Los buenos y los malos dirigentes obreros

[...] Un buen dirigente muchas veces es el que tiene que decir las cosas más difíciles; un buen dirigente plantea estas cuestiones y busca fórmulas que convengan a los obreros y a la nación. Un mal dirigente no se preocupa de estas cuestiones; un mal dirigente no saca cuentas, no hace cálculos, no piensa lo que es la economía de un país, no le preocupa en absoluto la realidad de que para invertir es necesario tener qué invertir [...].

[...] Al mal dirigente no le preocupa la economía de la nación. Es un ignorante, o un mal intencionado, o, cuando menos, un desorientado o un irresponsable. Y al dirigente obrero que, en una etapa revolucionaria, en un régimen revolucionario como este, no le preocupe la economía de la nación, no es un revolucionario [...].

[...] Hay un procedimiento muy fácil para simular que se es revolucionario; hay hasta una manera que pudiera llamarse simpática, de parecer revolucionario, cuando no se tiene una conciencia clara de lo que es un verdadero revolucionario, y es aparecerse defendiendo un interés de los trabajadores, un interés de tipo económico, cuando en realidad está cambiando ventajas pasajeras por fracasos futuros; que a lo mejor está defendiendo algo que parece bueno para los obreros, y sin embargo es malo; que puede ser la ruina de la institución, aunque signifique, o parezca significar, una ventaja determinada. Ese más bien es el demagogo, ese no les habla claro a los obreros, ese despierta el egoísmo, la idea egoísta de resolver los problemas pasajeramente, o de un grupo, con olvido del interés general [...].

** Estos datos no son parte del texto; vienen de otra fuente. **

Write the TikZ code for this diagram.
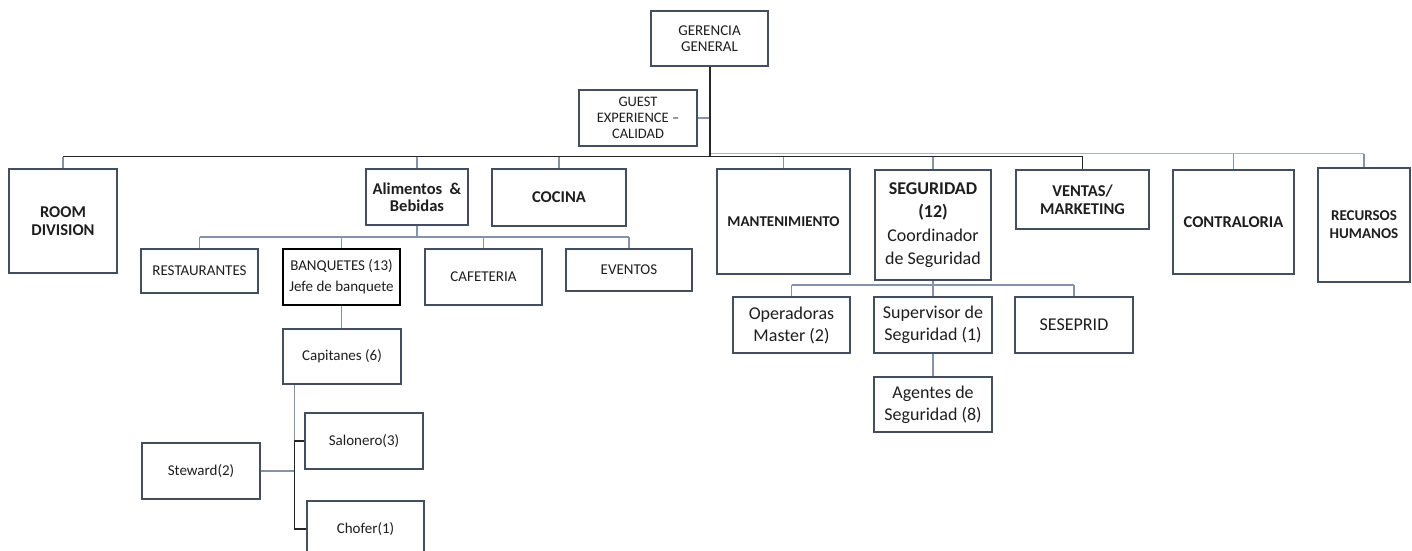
\documentclass[tikz,border=0pt]{standalone}
\usepackage{fontspec}
\setmainfont{Carlito}
\definecolor{boxc}{HTML}{434E5E}
\definecolor{lnkc}{HTML}{8493A8}
\definecolor{darkc}{HTML}{262626}
\definecolor{palec}{HTML}{AAB3C0}
\definecolor{txtc}{HTML}{1E1E1E}
\newcommand\fsm{\fontsize{15}{17.5}\selectfont}
\newcommand\fmid{\fontsize{18}{22}\selectfont}
\newcommand\fhead{\fontsize{16.5}{18}\selectfont\bfseries}
\newcommand\fhsm{\fontsize{15}{18}\selectfont\bfseries}
\begin{document}
\begin{tikzpicture}[x=1pt,y=-1pt,
  box/.style={draw=boxc, line width=1.1pt, fill=white, align=center, inner sep=2pt, text=txtc, font=\fsm},
  wh/.style 2 args={minimum width=#1pt, minimum height=#2pt},
  lnk/.style={draw=lnkc, line width=1.2pt},
  blk/.style={draw=darkc, line width=1.2pt},
  pale/.style={draw=palec, line width=1.2pt},
  trunk/.style={draw=darkc, line width=2pt}]
\useasboundingbox (0,0) rectangle (1412,550);

% top management
\node[box, wh={117}{55}, font=\fontsize{15}{15.5}\selectfont] (ger) at (709.5,38.5) {GERENCIA\\GENERAL};
\node[box, wh={118}{56}, font=\fontsize{14.5}{16}\selectfont] (guest) at (638,118) {GUEST\\EXPERIENCE –\\CALIDAD};

% departments
\node[box, wh={108}{104}, font=\fhead] (room) at (63,221) {ROOM\\DIVISION};
\node[box, wh={102}{56}, font=\fontsize{16.5}{17}\selectfont\bfseries] (alim) at (417,197) {Alimentos \ \&\\Bebidas};
\node[box, wh={134}{57}, font=\fhead] (coc) at (559,197.5) {COCINA};
\node[box, wh={133}{105}, font=\fhsm] (mant) at (783.5,221.5) {MANTENIMIENTO};
\node[box, wh={116}{110}, font=\fontsize{18}{23.5}\selectfont] (seg) at (933,225) {{\bfseries SEGURIDAD}\\{\bfseries (12)}\\Coordinador\\de Seguridad};
\node[box, wh={133}{59}, font=\fhead] (vent) at (1082.5,199.5) {VENTAS/\\MARKETING};
\node[box, wh={121}{104}, font=\fhead] (contra) at (1233.5,222) {CONTRALORIA};
\node[box, wh={92}{114}, font=\fhsm] (rrhh) at (1364,225) {RECURSOS\\HUMANOS};

% food and beverage
\node[box, wh={117}{44}] (rest) at (199.5,271) {RESTAURANTES};
\node[box, wh={117}{56}, draw=black, line width=2pt, font=\fontsize{15}{21}\selectfont] (banq) at (341.5,277) {BANQUETES (13)\\Jefe de banquete};
\node[box, wh={117}{56}] (cafe) at (483.5,277) {CAFETERIA};
\node[box, wh={126}{42}] (event) at (629,270) {EVENTOS};

% banquet staff
\node[box, wh={118}{55}] (capi) at (342,356.5) {Capitanes (6)};
\node[box, wh={118}{56}] (salon) at (364,441) {Salonero(3)};
\node[box, wh={118}{56}] (stew) at (201,471) {Steward(2)};
\node[box, wh={117}{56}] (chof) at (365.5,529) {Chofer(1)};

% security staff
\node[box, wh={117}{56}, font=\fmid] (oper) at (791.5,325) {Operadoras\\Master (2)};
\node[box, wh={118}{56}, font=\fmid] (sup) at (933,325) {Supervisor de\\Seguridad (1)};
\node[box, wh={118}{56}, font=\fmid] (sese) at (1074,325) {SESEPRID};
\node[box, wh={118}{55}, font=\fmid] (agen) at (933,404.5) {Agentes de\\Seguridad (8)};

% bus levels
\coordinate (bus) at (0,156.5);
\coordinate (bus2) at (0,153.5);
\coordinate (ab) at (0,237);
\coordinate (sb) at (0,285);
\coordinate (tk) at (294.3,0);

% top trunk and staff link
\draw[lnk] (guest.east) -- (guest.east -| ger.south);
\draw[pale] (ger.south |- bus2) -- (rrhh.north |- bus2);
\draw[blk] (room.north |- bus) -- (vent.north |- bus);
\draw[trunk] (ger.south) -- (ger.south |- bus);

% department drops
\draw[lnk] (room.north |- bus) -- (room.north);
\draw[lnk] (alim.north |- bus) -- (alim.north);
\draw[lnk] (coc.north |- bus) -- (coc.north);
\draw[lnk] (mant.north |- bus) -- (mant.north);
\draw[lnk] (seg.north |- bus) -- (seg.north);
\draw[blk] (vent.north |- bus) -- (vent.north);
\draw[lnk] (contra.north |- bus2) -- (contra.north);
\draw[lnk] (rrhh.north |- bus2) -- (rrhh.north);

% food and beverage branch
\draw[lnk] (alim.south) -- (alim.south |- ab);
\draw[lnk] (rest.north |- ab) -- (event.north |- ab);
\draw[lnk] (rest.north |- ab) -- (rest.north);
\draw[lnk] (banq.north |- ab) -- (banq.north);
\draw[lnk] (cafe.north |- ab) -- (cafe.north);
\draw[lnk] (event.north |- ab) -- (event.north);
\draw[lnk] (banq.south) -- (banq.south |- capi.north);

% banquet staff branch
\draw[lnk] (capi.south -| tk) -- (stew.east -| tk);
\draw[lnk] (stew.east) -- (stew.east -| tk);
\draw[blk] (salon.west) -- (salon.west -| tk) -- (chof.west -| tk) -- (chof.west);

% security branch
\draw[lnk] (seg.south) -- (seg.south |- sb);
\draw[lnk] (oper.north |- sb) -- (sese.north |- sb);
\draw[lnk] (oper.north |- sb) -- (oper.north);
\draw[lnk] (sup.north |- sb) -- (sup.north);
\draw[lnk] (sese.north |- sb) -- (sese.north);
\draw[lnk] (sup.south) -- (agen.north);
\end{tikzpicture}
\end{document}
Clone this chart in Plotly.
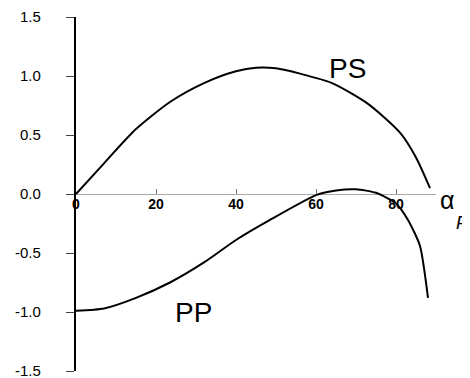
import plotly.graph_objects as go

# Data
ps_angle = [0, 7, 15, 23.5, 32, 40, 45, 50, 56, 64, 72.75, 81, 85, 88.5]
ps_value = [0, 0.26, 0.55, 0.78, 0.94, 1.04, 1.07, 1.065, 1.02, 0.94, 0.77, 0.52, 0.31, 0.05]

pp_angle = [0, 7, 15, 23.5, 32, 40, 48.5, 60, 65, 70, 75, 80, 83, 86, 88]
pp_value = [-0.99, -0.97, -0.88, -0.75, -0.58, -0.39, -0.22, -0.01, 0.03, 0.04, 0.01, -0.08, -0.22, -0.44, -0.88]

x_ticks = [0, 20, 40, 60, 80]
y_ticks = [-1.5, -1.0, -0.5, 0.0, 0.5, 1.0, 1.5]
y_tick_labels = ["-1.5", "-1.0", "-0.5", "0.0", "0.5", "1.0", "1.5"]

FONT = "Liberation Sans, Arial"

fig = go.Figure()
fig.add_trace(go.Scatter(x=ps_angle, y=ps_value, mode="lines",
                         line=dict(color="black", width=2, shape="spline", smoothing=0.7),
                         showlegend=False, cliponaxis=False))
fig.add_trace(go.Scatter(x=pp_angle, y=pp_value, mode="lines",
                         line=dict(color="black", width=2, shape="spline", smoothing=0.6),
                         showlegend=False, cliponaxis=False))

fig.add_annotation(x=67.75, y=1.06, text="PS", showarrow=False,
                   font=dict(family=FONT, size=28, color="black"))
fig.add_annotation(x=29.25, y=-1.0, text="PP", showarrow=False,
                   font=dict(family=FONT, size=28, color="black"))
fig.add_annotation(xref="paper", yref="paper", x=1.055, y=0.483, text="α",
                   showarrow=False, font=dict(family=FONT, size=25, color="black"))
fig.add_annotation(xref="paper", yref="paper", x=1.095, y=0.418, text="<i>P</i>",
                   showarrow=False, font=dict(family=FONT, size=18, color="black"))

fig.update_layout(
    width=462, height=370,
    margin=dict(l=68, r=34, t=9, b=7, autoexpand=False),
    paper_bgcolor="white", plot_bgcolor="white",
    font=dict(family=FONT, color="black"),
)
fig.update_xaxes(range=[0, 90], tickvals=x_ticks, ticktext=[str(v) for v in x_ticks],
                 anchor="free", position=0.5, showline=False, showgrid=False,
                 zeroline=False, ticks="inside", ticklen=5, tickcolor="#777",
                 automargin=False,
                 tickfont_size=14, tickfont_family=FONT, tickfont_weight="bold",
                 tickfont_color="black")
fig.update_yaxes(range=[-1.5, 1.5], tickvals=y_ticks,
                 ticktext=[t + "\u2003\u2002" for t in y_tick_labels],
                 showline=True, linecolor="black", linewidth=1.5, showgrid=False,
                 zeroline=True, zerolinecolor="#aaa", zerolinewidth=1,
                 ticks="outside", ticklen=8, tickwidth=1, tickcolor="#444",
                 automargin=False, ticklabeloverflow="allow",
                 tickfont_size=15, tickfont_family=FONT, tickfont_color="black")

fig.write_html("out.html")
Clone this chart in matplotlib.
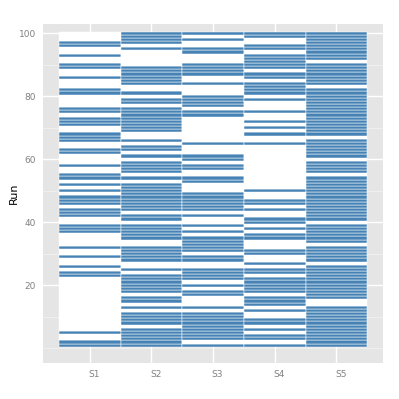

[...] si nosotros no tenemos qué invertir, no podremos darle empleo a un solo obrero más; resuelto el problema de los que están trabajando, sin resolver, ni remotamente, el problema de los que no tienen trabajo. Luego, hay que invertir, para aumentar el empleo; hay que invertir, para desarrollar la economía de todos; hay que invertir, para progresar. Y, para invertir, es necesario que haya costeabilidad; y si no hay costeabilidad no hay inversión, sin inversión no hay progreso, sino paralización. Luego, cada obrero debe preocuparse si es costeable ese centro, porque ese centro no pertenece a la empresa tal o más cual extranjera, ese centro no pertenece a un interés privado, ese centro pertenece a su economía, ese centro pertenece al pueblo, el dueño de ese centro es el pueblo, lo que se invierte en ese centro se invierte para el pueblo [...]

Los dirigentes que no entiendan esas realidades, pueden engañar a los obreros una parte del tiempo, pero no podrán engañar todo el tiempo a los obreros. Los dirigentes que practican esa política de olvido a los grandes intereses de la clase y de la nación, ¡a la larga irán siendo relegados como corresponde a los demagogos y a los falsos dirigentes en un proceso revolucionario! Porque lo que vale en una revolución son las grandes verdades, lo que vale en una revolución no es el interés de un día, sino el interés futuro, el interés eterno de los trabajadores; lo que vale en una revolución no es lo más cómodo, sino, muchas veces, lo más difícil [...].

(Fragmentos del discurso pronunciado por el Comandante en Jefe Fidel Castro en la asamblea de los trabajadores en el teatro Blanquita (hoy Karl Marx), La Habana, 15 de junio de 1960).